Freshwater Biodiversity Toolbox
Wildlife Passage – Re-establishment of Lateral Connectivity
Changes in water flow and human water usage can threaten the natural lateral connectivity of freshwater ecosystems. Lateral connectivity is important for connecting and restoring habitats across a floodplain landscape. These connections promote healthy ecosystems by restoring productivity, nutrient levels, and water quality. Re-establishing lateral connectivity and restoring water levels can occur via several different interventions including engineered floodplain infrastructure, removing barriers such as dams, and changing management and dam operations in regulated rivers.

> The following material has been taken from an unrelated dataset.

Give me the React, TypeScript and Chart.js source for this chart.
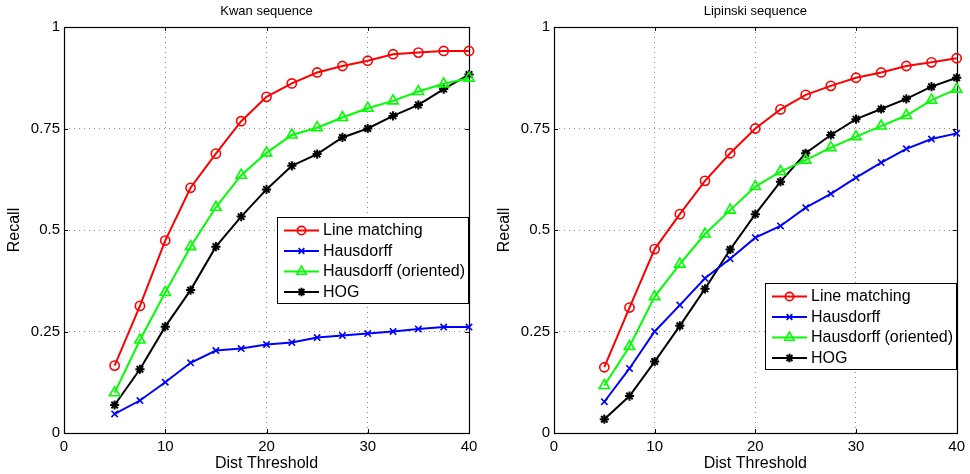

When successful, these habitats experience stabilized baseflows, revitalized food-webs, increased wetted habitat, overall promoting biodiversity of both flora and fauna.
Rating:
Most syntheses in this intervention scored poorly in CEESAT demonstrating limitations in the rigour and the transparency in which these reviews were conducted (i.e., no a-priori protocol, critical appraisal, or search strategy provided). Five syntheses scored Green in at least one CEESAT element mostly related to searching and data extraction methods.
Syntheses received mixed scores in RASCAT. High scores were given in elements related to habitat, latitude, environmental performance, and Polity scores of countries reviewed by syntheses. Syntheses scored poorly in elements related to publication year, relevancy of species and climates reviewed, and demonstrating consideration of implications, practical advice, or recommendations for decision-makers.